The CTU openly used the Acero strike as a backdrop for their endorsement of Cook County Democratic Party Chair and Cook County Board Chair Toni Preckwinkle, who is running for mayor. The union is carrying out the same cynical ploy in the CICS strike, using picketing teachers as extras in their campaign for Preckwinkle. Speaking from a CICS picket line last week, CTU vice president Stacy Davis Gates praised a recent Preckwinkle campaign ad, telling the Chicago Tribune, “You saw the commercial. She basically said she’s our tribe.”

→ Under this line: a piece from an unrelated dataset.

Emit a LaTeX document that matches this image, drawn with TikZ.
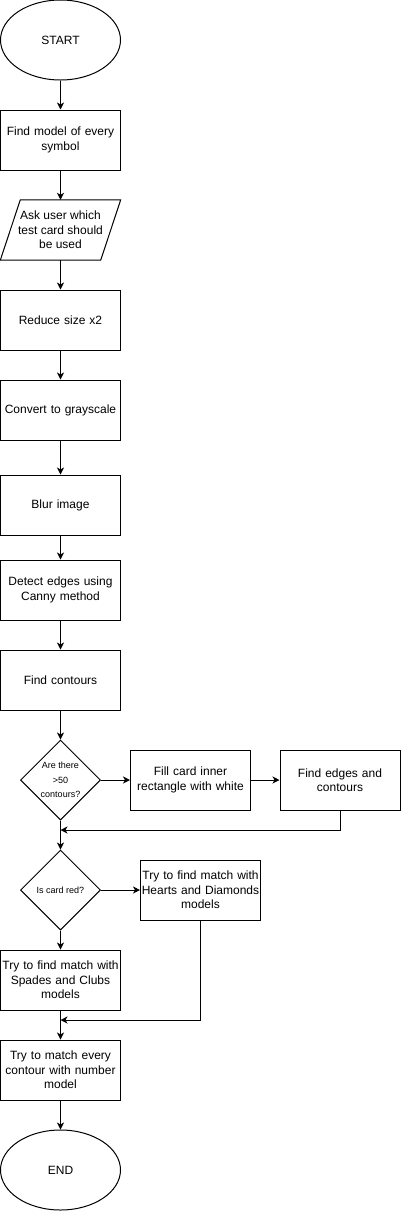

If teachers are to fight the escalating attack on public education, including fighting for a 40 percent raise, a sharp reduction in class sizes and the conversion of all charters back to public schools, they will have to take the conduct of the struggle into their own hands. This means organizing rank-and-file committees across Chicago and suburban districts, which are independent of the unions and the Democratic Party, to unite with teachers in Denver, California and around the country, and other sections of workers, including autoworkers, UPS workers and Amazon workers. The vast improvement of public education and the eradication of poverty is inextricably linked with the development of a political movement of the working class to seize the fortunes of the super-rich, radically redistribute wealth, and carry out a socialist reorganization of economic and political life.